P: Como foi a recepção à sua apresentação sobre Microgeração Fotovoltaica e Políticas de Incentivo no Brasil?
R: A recepção à minha apresentação foi muito positiva e considero que a participação neste evento foi uma experiência pessoal e profissional muito enriquecedora. Os eventos organizados pelo GESEL foram uma excelente oportunidade para apresentar a experiência portuguesa (e a diversidade europeia) em matéria de Microgeração Fotovoltaica. Saliento ainda a discussão muito ativa (quer com os palestrantes, quer com os demais participantes) no que respeita à comparação de diferentes experiências internacionais, identificando semelhanças e divergências. As questões levantadas foram muito pertinentes e serão certamente um bom ponto de partida para aprofundar a reflexão crítica sobre o atual processo de transição para um novo paradigma elétrico e sobre os grandes desafios regulatórios que estão a surgir no contexto desse processo.
P: Quais são as expectativas para os próximos passos na cooperação entre sua instituição e o GESEL?
R: A cooperação entre a Universidade do Porto e o GESEL tem vindo a tornar-se cada vez mais estreita ao longo dos anos.
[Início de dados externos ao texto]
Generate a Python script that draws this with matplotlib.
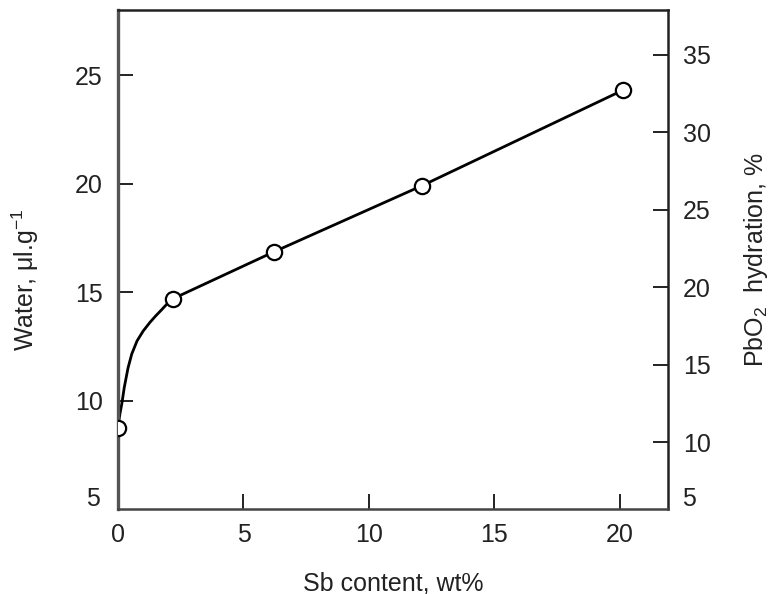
import matplotlib
matplotlib.use('Agg')
import matplotlib.pyplot as plt

plt.rcParams['font.family'] = ['Liberation Sans', 'DejaVu Sans']
plt.rcParams['mathtext.fontset'] = 'custom'
plt.rcParams['mathtext.rm'] = 'Liberation Sans'
plt.rcParams['mathtext.it'] = 'Liberation Sans:italic'

# measured points
sb_content = [0.0, 2.2, 6.2, 12.1, 20.1]
water = [8.75, 14.7, 16.85, 19.9, 24.3]

# fitted curve
curve_x = [0.0, 0.04, 0.08, 0.16, 0.25, 0.40, 0.55, 0.76, 1.0, 1.27,
           1.5, 1.75, 1.95, 2.2, 6.2, 12.1, 20.1]
curve_y = [8.75, 9.1, 9.4, 9.9, 10.6, 11.5, 12.15, 12.75, 13.2, 13.6,
           13.9, 14.2, 14.45, 14.7, 16.85, 19.9, 24.3]

left_ticks = [10, 15, 20, 25]
right_ticks = [10, 15, 20, 25, 30, 35]
x_ticks = [0, 5, 10, 15, 20]

fig = plt.figure(figsize=(7.71, 5.94), dpi=100)
ax = fig.add_axes([0.153, 0.143, 0.713, 0.840])

ax.plot(curve_x, curve_y, color='black', lw=2.0, zorder=2)
ax.plot(sb_content, water, 'o', ms=11, mfc='white', mec='black', mew=1.6, zorder=3)

ax.set_xlim(0, 21.9)
ax.set_ylim(5, 28)
ax.set_xticks(x_ticks)
ax.set_yticks(left_ticks)

ax.tick_params(axis='both', direction='in', length=11, width=1.4,
               labelsize=18, pad=11, colors='#222222')
ax.tick_params(axis='x', pad=10)

for sp in ax.spines.values():
    sp.set_linewidth(1.8)
    sp.set_color('#222222')
ax.spines['left'].set_linewidth(2.4)
ax.spines['left'].set_color('#555555')
ax.spines['bottom'].set_color('#444444')

ax.set_xlabel('Sb content, wt%', fontsize=18, color='#222222')
ax.xaxis.set_label_coords(0.5, -0.125)
ax.set_ylabel(r'Water, $\mathregular{\mu}$l.g$^{\mathregular{-1}}$', fontsize=18, color='#222222')
ax.yaxis.set_label_coords(-0.14, 0.46)

ax.text(-0.033, 0.02, '5', transform=ax.transAxes, ha='right', va='center',
        fontsize=18, color='#222222')

ax2 = ax.twinx()
ax2.set_ylim(5.67, 37.9)
ax2.set_yticks(right_ticks)
ax2.tick_params(axis='y', direction='in', length=11, width=1.4,
                labelsize=18, pad=11, colors='#222222')
for sp in ax2.spines.values():
    sp.set_visible(False)
ax2.set_ylabel(r'PbO$_{\mathregular{2}}$  hydration, %', fontsize=18, color='#222222')
ax2.yaxis.set_label_coords(1.135, 0.5)
ax2.text(1.027, 0.02, '5', transform=ax.transAxes, ha='left', va='center',
         fontsize=18, color='#222222')

fig.savefig('out.png', dpi=100)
Este tipo de iniciativas é certamente muito relevante para aprofundar ainda mais essa cooperação institucional, esperando-se que venham a surgir oportunidades (quer em Portugal, quer no Brasil) para o desenvolvimento de novos projetos conjuntos, no âmbito dos quais seja possível mobilizar os conhecimentos sobre a realidade do modelo elétrico português e do modelo brasileiro tendo em vista a análise dos grandes desafios que se colocam atualmente no setor elétrico e a identificação de estratégias apropriadas para ultrapassar os referidos desafios.